1716 - Saint Louis-Marie Grignion de Montfort révèle « le secret de Marie »
1716 - Saint Louis-Marie Grignion de Montfort révèle « le secret de Marie »
Louis Grignion est né le 31 janvier 1673 à Montfort-sur-Meu, petit village à l’ouest de Rennes. Grand missionnaire apostolique, il sillonne l’Ouest de la France et enseigne comment aller « à Jésus par Marie » grâce à une consécration qui entraîne à vivre par Marie, en Marie et avec Marie, dans un cœur-à-cœur intime qui nous conduit très sûrement au Christ. Il meurt le 28 avril 1716 en pleine mission à Saint-Laurent-sur-Sèvre (Vendée). Il n’avait que 43 ans et 16 ans de sacerdoce. Cette année 2016 nous célébrons le tricentenaire de sa mort.

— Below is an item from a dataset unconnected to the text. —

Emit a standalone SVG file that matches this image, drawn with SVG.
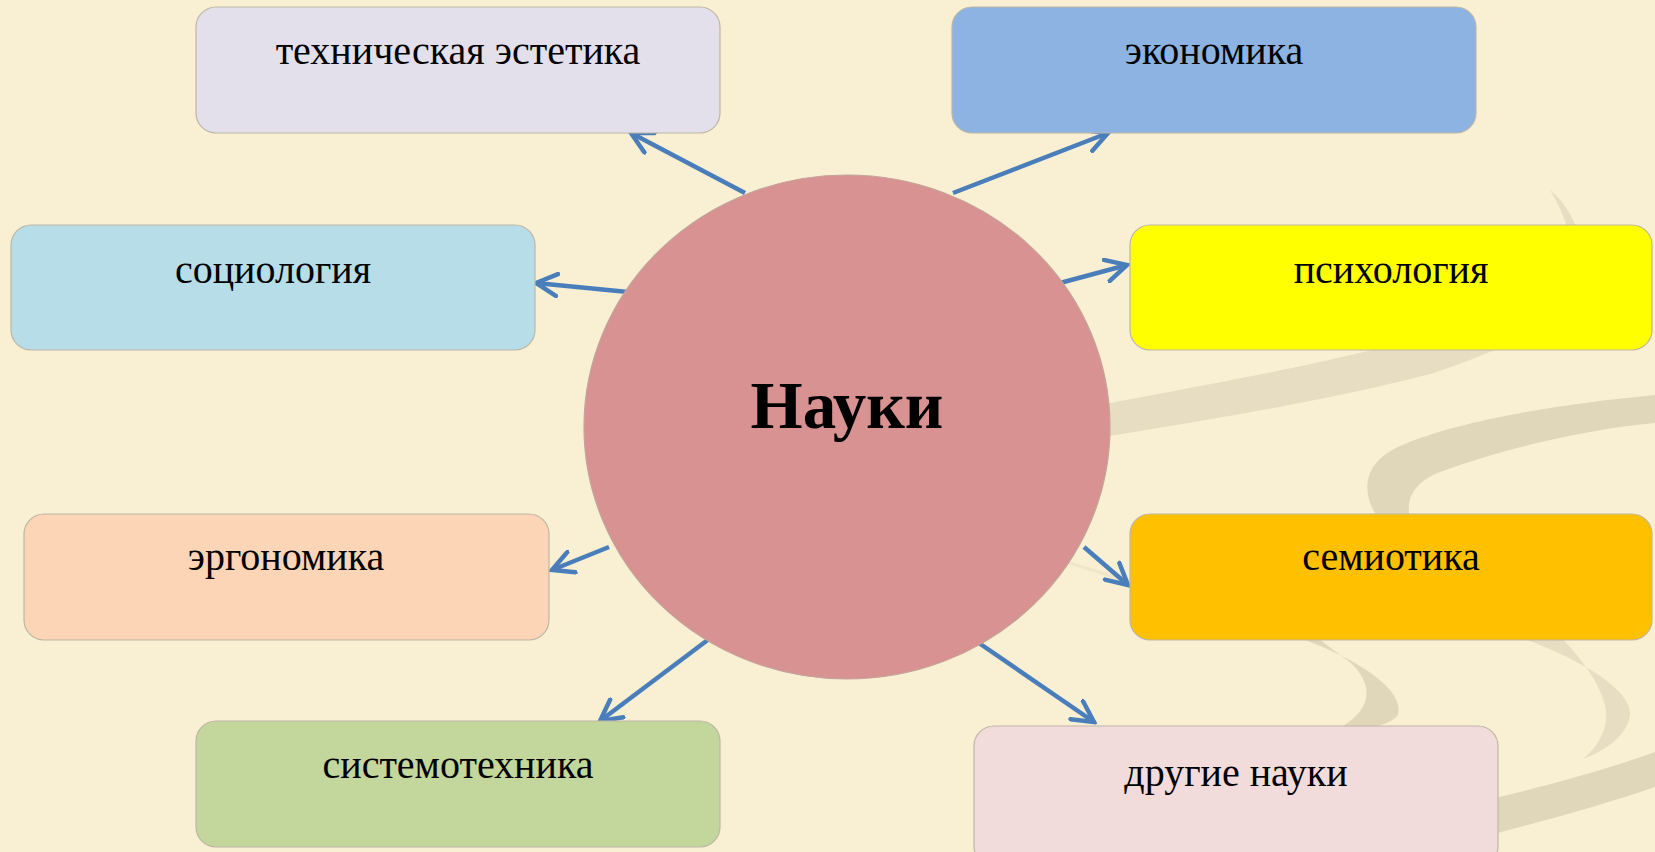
<svg xmlns="http://www.w3.org/2000/svg" width="1655" height="852" viewBox="0 0 1655 852">
<style>
.bg{fill:#F9F0D4}
.band{fill:#E6DDC2}
.band2{fill:#E0D6BA}
.box{stroke:#BDB6A5;stroke-width:1.2}
.lbl{font-family:"Liberation Serif","Times New Roman",serif;font-size:40px;fill:#000;text-anchor:middle}
.title{font-family:"Liberation Serif","Times New Roman",serif;font-size:67px;font-weight:bold;fill:#000;text-anchor:middle}
.conn{stroke:#4A7EBB;stroke-width:4.5;fill:none;marker-end:url(#arr)}
</style>
<defs>
<marker id="arr" viewBox="0 0 26 26" refX="23" refY="13" markerWidth="26" markerHeight="26" markerUnits="userSpaceOnUse" orient="auto">
<path d="M2,2 L23,13 L2,24" fill="none" stroke="#4A7EBB" stroke-width="4.5" stroke-linecap="round" stroke-linejoin="miter"/>
</marker>
</defs>
<rect class="bg" x="0" y="0" width="1655" height="852"/>
<g id="background">
<path class="band" d="M1060,418 L1110,403 C1200,386 1300,368 1380,348 L1500,348 C1470,360 1450,368 1430,374 C1330,400 1220,418 1110,436 L1060,446 Z"/>
<path class="band2" d="M1655,395 C1560,404 1460,420 1400,446 C1360,464 1362,495 1378,518 L1410,518 C1405,498 1415,482 1440,472 C1500,450 1580,430 1655,423 Z"/>
<path class="band2" d="M1300,638 C1360,660 1405,690 1398,715 C1390,726 1362,730 1332,732 C1368,715 1378,690 1352,664 C1340,654 1326,645 1318,638 Z"/>
<path class="band" d="M1522,638 C1582,660 1632,690 1630,715 C1627,736 1606,750 1583,759 C1600,745 1610,725 1605,705 C1598,680 1582,660 1562,638 Z"/>
<path class="band2" d="M1470,804 C1530,790 1600,772 1655,752 L1655,787 C1600,806 1540,822 1470,840 Z"/>
<path class="band" d="M1550,190 C1562,200 1572,214 1577,230 L1568,230 C1564,216 1558,203 1550,190 Z"/>
<path d="M1066,562 L1118,578" stroke="#EEE5CB" stroke-width="3" fill="none"/>
</g>
<g id="connectors">
<line class="conn" x1="745" y1="193" x2="631" y2="133"/>
<line class="conn" x1="953" y1="193" x2="1108" y2="133"/>
<line class="conn" x1="628" y1="292" x2="536" y2="283"/>
<line class="conn" x1="1060" y1="283" x2="1127" y2="265"/>
<line class="conn" x1="609" y1="547" x2="552" y2="570"/>
<line class="conn" x1="1084" y1="547" x2="1128" y2="585"/>
<line class="conn" x1="709" y1="639" x2="600" y2="721"/>
<line class="conn" x1="976" y1="641" x2="1094" y2="722"/>
</g>
<g id="center">
<ellipse cx="847" cy="427" rx="263" ry="252" fill="#D79291" stroke="#C4A39A" stroke-width="1.2"/>
<text class="title" x="847" y="428">Науки</text>
</g>
<g id="n-tech">
<rect class="box" x="196" y="7" width="524" height="126" rx="20" fill="#E3DFEB"/>
<text class="lbl" x="458" y="64">техническая эстетика</text>
</g>
<g id="n-econ">
<rect class="box" x="952" y="7" width="524" height="126" rx="20" fill="#8DB3E2"/>
<text class="lbl" x="1214" y="64">экономика</text>
</g>
<g id="n-socio">
<rect class="box" x="11" y="225" width="524" height="125" rx="20" fill="#B6DDE8"/>
<text class="lbl" x="273" y="283">социология</text>
</g>
<g id="n-psych">
<rect class="box" x="1130" y="225" width="522" height="125" rx="20" fill="#FFFF00"/>
<text class="lbl" x="1391" y="283">психология</text>
</g>
<g id="n-ergo">
<rect class="box" x="24" y="514" width="525" height="126" rx="20" fill="#FBD5B5"/>
<text class="lbl" x="286" y="570">эргономика</text>
</g>
<g id="n-semio">
<rect class="box" x="1130" y="514" width="522" height="126" rx="20" fill="#FFC000"/>
<text class="lbl" x="1391" y="570">семиотика</text>
</g>
<g id="n-system">
<rect class="box" x="196" y="721" width="524" height="126" rx="20" fill="#C3D69B"/>
<text class="lbl" x="458" y="778">системотехника</text>
</g>
<g id="n-other">
<rect class="box" x="974" y="726" width="524" height="140" rx="20" fill="#F2DCDB"/>
<text class="lbl" x="1236" y="786">другие науки</text>
</g>
</svg>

Père Paulin Ramanandraibe - Recteur de la basilique saint Louis-Marie Grignion de Montfort
Le nouveau-né de la famille Grignion est baptisé le 1er févier 1673 sous le prénom de Louis, en souvenir de saint Louis, roi de France. Plus tard, à l'occasion de sa confirmation, il souhaite ajouter le nom de Marie au sien, pour marquer déjà sa grande dévotion à la Vierge Marie. Puis il ajoute à Louis-Marie le nom du lieu de son baptême pour en marquer l’importance dans sa vie chrétienne.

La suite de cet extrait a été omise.